Return the number of lines that contain the word "draw", and return nothing else.

▼

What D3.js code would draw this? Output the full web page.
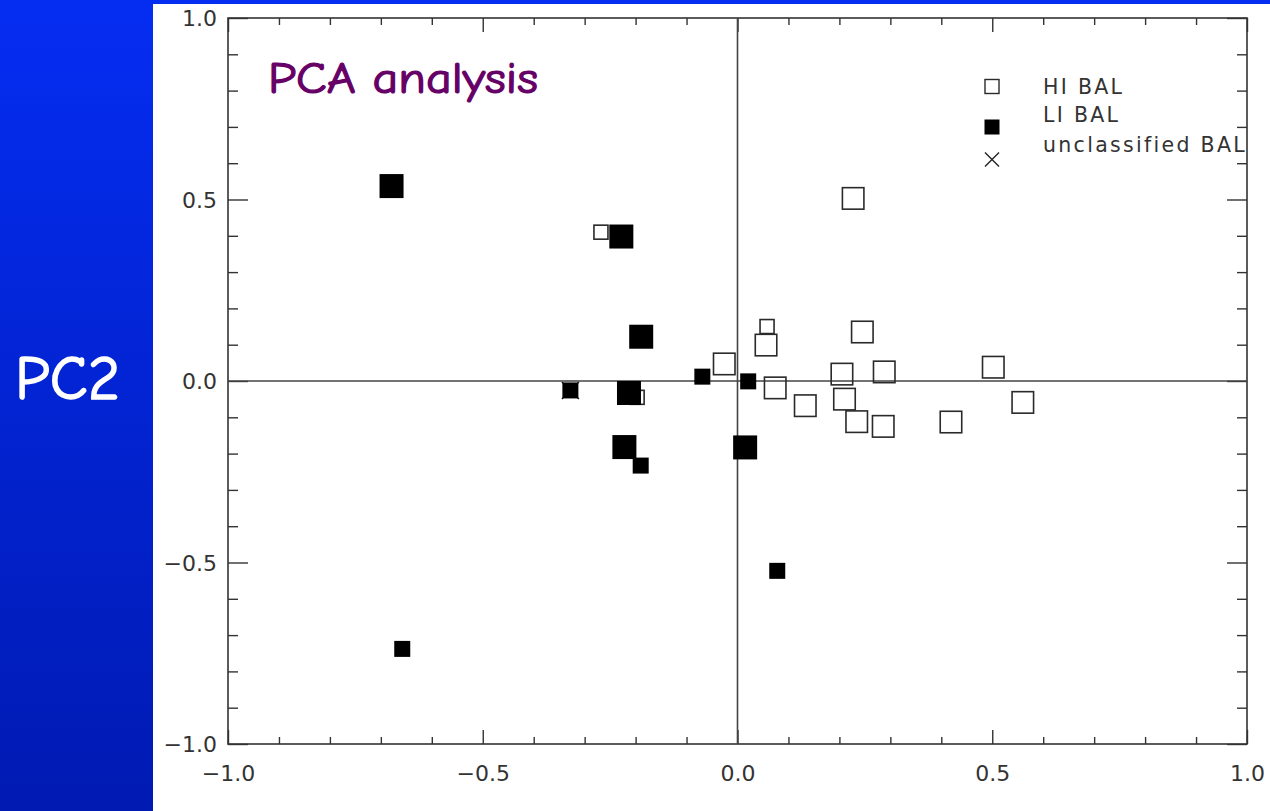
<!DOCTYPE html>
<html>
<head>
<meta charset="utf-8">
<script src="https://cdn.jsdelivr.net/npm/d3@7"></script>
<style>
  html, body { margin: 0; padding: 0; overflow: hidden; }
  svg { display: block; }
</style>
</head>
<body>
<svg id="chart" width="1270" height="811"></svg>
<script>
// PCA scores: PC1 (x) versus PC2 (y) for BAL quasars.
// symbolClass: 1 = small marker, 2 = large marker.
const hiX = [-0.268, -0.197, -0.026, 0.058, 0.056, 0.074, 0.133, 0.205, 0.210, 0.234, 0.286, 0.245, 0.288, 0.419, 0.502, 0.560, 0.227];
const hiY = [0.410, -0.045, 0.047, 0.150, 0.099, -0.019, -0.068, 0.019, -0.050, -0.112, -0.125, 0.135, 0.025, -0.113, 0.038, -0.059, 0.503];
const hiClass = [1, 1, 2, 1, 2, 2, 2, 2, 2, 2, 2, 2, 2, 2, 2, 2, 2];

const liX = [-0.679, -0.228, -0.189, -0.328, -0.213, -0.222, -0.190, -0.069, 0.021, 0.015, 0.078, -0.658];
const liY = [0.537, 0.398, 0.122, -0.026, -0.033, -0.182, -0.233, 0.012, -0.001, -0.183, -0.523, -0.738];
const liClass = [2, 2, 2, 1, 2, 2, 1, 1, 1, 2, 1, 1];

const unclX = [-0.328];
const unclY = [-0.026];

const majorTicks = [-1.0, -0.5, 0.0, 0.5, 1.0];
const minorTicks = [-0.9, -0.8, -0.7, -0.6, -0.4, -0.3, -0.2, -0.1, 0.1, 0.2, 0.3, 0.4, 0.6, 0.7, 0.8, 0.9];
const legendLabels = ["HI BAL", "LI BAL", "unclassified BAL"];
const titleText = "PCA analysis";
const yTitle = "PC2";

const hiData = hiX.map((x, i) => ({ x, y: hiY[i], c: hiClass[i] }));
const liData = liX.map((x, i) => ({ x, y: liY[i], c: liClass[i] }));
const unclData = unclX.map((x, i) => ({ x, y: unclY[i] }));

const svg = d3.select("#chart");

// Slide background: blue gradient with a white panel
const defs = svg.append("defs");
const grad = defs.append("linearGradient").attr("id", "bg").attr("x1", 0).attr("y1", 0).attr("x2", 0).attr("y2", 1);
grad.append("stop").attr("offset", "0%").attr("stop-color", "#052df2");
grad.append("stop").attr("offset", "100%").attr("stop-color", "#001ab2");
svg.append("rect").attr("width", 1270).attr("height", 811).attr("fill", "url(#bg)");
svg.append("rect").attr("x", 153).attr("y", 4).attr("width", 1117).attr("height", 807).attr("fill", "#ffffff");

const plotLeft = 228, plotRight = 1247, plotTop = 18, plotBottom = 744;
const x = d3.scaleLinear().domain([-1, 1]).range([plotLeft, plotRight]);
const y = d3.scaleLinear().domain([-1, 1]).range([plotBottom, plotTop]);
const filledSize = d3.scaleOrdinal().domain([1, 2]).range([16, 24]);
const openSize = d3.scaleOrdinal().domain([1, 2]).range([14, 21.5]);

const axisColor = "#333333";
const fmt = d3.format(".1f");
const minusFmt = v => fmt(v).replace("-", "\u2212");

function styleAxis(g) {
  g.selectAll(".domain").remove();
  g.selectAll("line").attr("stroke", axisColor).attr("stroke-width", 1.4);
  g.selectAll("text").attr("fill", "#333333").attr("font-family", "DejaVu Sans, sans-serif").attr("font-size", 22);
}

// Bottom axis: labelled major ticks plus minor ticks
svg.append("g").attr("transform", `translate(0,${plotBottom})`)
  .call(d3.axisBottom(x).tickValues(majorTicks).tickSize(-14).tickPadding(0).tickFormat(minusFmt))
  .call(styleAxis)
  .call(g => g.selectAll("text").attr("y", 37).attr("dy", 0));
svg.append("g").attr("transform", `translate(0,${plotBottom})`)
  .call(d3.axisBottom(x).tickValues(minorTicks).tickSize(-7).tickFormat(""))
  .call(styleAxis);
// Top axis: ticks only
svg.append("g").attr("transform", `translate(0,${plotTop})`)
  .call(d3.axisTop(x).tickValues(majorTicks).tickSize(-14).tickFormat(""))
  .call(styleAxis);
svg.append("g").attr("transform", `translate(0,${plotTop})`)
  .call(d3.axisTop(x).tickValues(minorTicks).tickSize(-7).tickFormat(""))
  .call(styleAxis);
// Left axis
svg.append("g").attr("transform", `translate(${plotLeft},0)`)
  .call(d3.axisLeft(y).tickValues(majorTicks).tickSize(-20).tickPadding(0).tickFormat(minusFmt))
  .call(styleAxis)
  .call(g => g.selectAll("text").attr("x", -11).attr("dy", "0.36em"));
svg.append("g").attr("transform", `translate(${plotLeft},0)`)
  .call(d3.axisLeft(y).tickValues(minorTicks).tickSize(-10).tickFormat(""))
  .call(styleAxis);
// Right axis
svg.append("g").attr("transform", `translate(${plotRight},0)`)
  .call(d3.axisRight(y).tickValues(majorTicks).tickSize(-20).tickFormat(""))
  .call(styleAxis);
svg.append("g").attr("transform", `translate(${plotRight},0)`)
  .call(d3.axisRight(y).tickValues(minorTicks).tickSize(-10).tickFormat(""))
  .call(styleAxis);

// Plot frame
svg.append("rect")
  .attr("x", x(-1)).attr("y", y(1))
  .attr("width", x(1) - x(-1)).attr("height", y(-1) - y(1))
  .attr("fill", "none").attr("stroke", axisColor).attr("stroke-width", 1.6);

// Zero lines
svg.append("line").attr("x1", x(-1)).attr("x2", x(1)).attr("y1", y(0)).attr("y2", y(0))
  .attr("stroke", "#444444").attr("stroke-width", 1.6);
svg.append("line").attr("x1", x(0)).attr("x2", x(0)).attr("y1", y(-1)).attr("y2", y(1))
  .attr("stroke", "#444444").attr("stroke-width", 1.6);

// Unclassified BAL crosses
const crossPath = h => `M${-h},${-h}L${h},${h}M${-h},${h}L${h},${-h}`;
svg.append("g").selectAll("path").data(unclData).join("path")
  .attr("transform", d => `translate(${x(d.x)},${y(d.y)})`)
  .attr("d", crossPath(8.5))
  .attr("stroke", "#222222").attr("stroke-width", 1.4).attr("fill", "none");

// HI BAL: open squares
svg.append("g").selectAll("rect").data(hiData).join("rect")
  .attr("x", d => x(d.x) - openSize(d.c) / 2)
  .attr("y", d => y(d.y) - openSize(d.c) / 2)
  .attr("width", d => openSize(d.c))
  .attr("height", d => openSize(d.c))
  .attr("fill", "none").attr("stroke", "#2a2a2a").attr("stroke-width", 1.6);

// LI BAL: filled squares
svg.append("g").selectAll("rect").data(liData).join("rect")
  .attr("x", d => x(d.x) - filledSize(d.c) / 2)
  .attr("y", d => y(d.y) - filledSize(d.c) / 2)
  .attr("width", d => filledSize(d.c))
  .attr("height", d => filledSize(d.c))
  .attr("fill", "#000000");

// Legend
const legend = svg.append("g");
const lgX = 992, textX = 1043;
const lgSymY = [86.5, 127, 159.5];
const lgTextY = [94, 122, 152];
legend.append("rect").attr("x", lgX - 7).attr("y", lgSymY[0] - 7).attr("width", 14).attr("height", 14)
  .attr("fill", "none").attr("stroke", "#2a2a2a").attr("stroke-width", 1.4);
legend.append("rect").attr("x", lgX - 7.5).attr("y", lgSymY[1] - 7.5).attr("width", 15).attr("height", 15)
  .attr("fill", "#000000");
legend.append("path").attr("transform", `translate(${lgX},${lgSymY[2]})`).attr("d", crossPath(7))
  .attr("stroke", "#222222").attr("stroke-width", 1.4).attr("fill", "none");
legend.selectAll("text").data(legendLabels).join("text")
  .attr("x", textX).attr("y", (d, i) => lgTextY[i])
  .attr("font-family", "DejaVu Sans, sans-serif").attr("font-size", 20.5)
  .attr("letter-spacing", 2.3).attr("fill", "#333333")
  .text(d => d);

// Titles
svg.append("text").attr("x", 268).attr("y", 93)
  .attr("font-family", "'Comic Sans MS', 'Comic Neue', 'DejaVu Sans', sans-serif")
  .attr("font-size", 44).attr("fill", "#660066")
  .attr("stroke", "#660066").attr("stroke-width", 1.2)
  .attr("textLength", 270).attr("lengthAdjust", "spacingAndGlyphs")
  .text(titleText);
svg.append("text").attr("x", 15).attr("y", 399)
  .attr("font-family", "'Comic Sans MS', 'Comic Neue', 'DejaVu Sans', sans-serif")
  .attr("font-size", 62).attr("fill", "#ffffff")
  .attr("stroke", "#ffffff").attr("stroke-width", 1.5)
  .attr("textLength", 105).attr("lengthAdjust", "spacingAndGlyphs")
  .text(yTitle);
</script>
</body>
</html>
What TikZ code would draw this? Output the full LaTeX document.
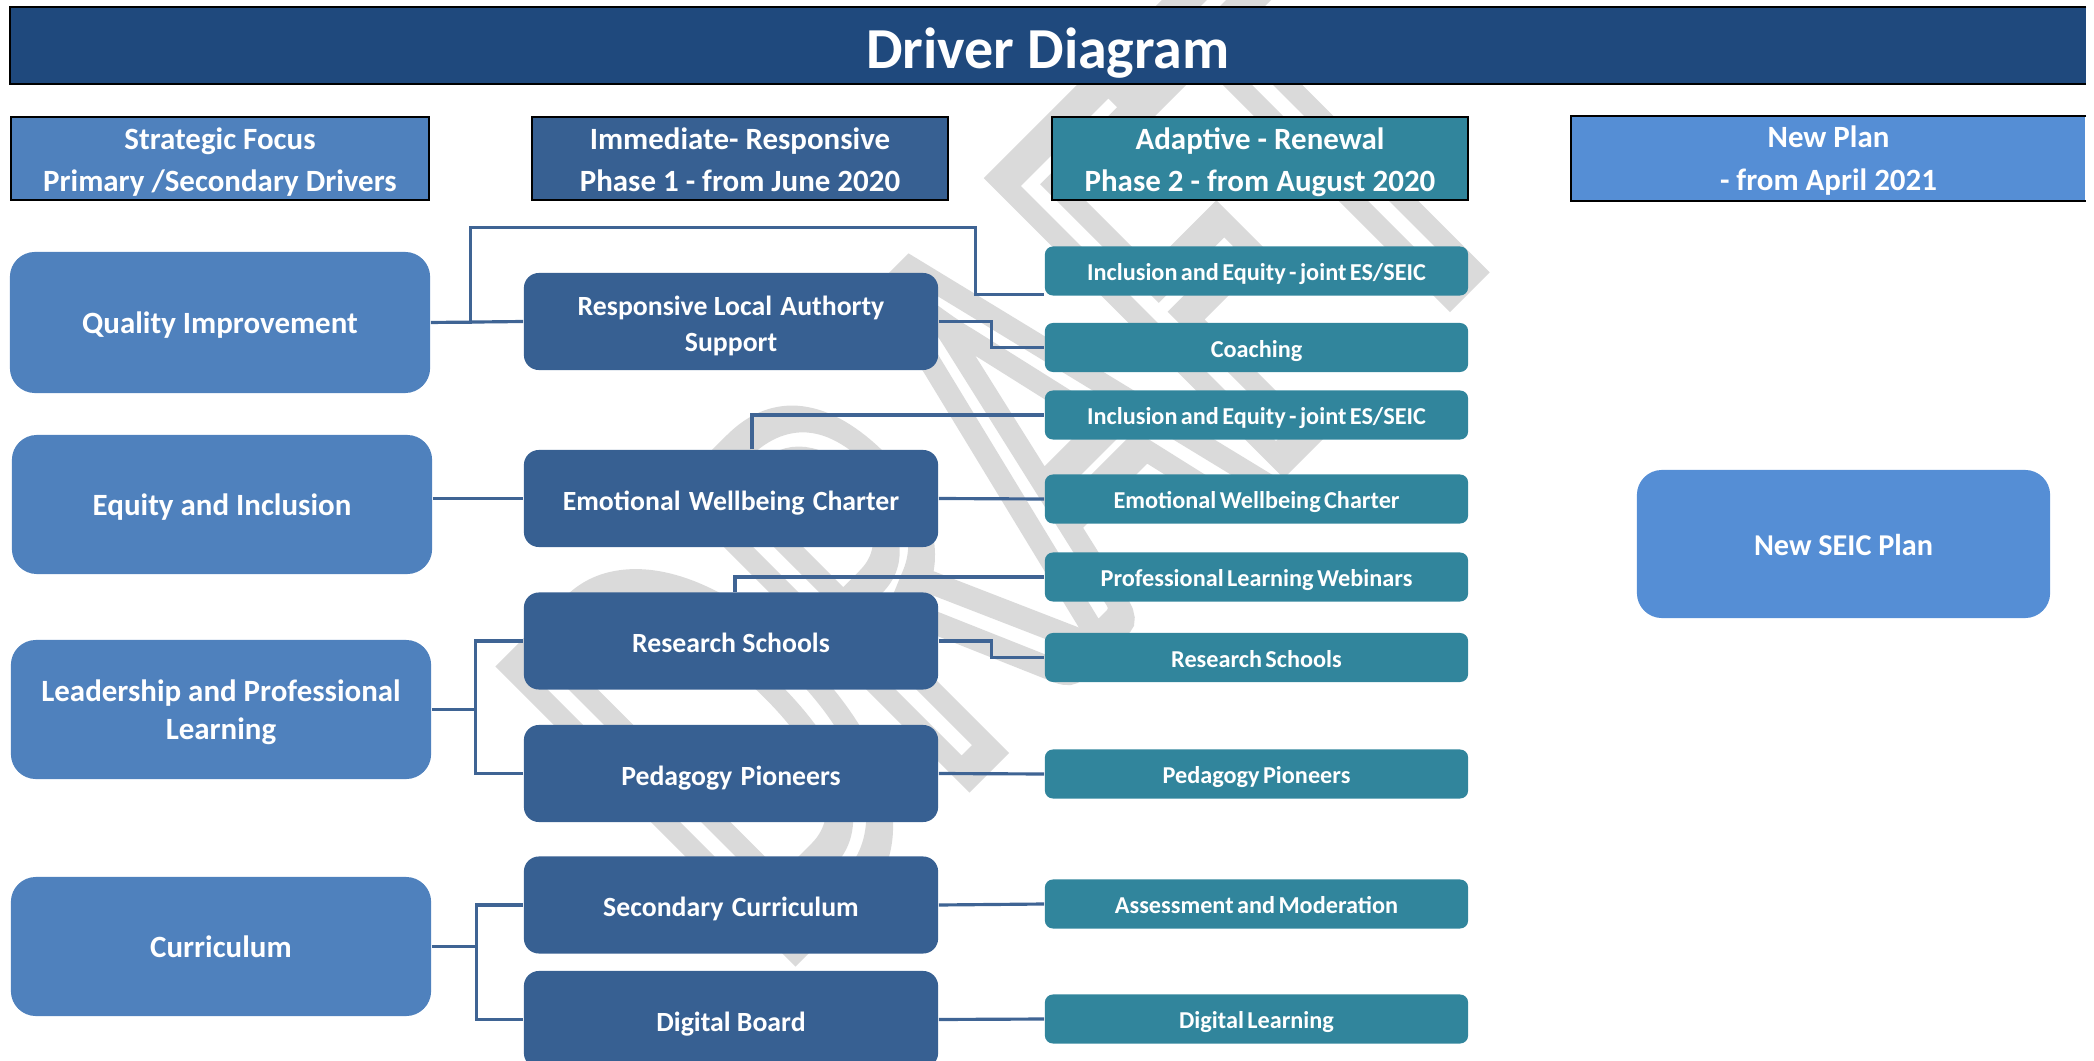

▲

» Answer
2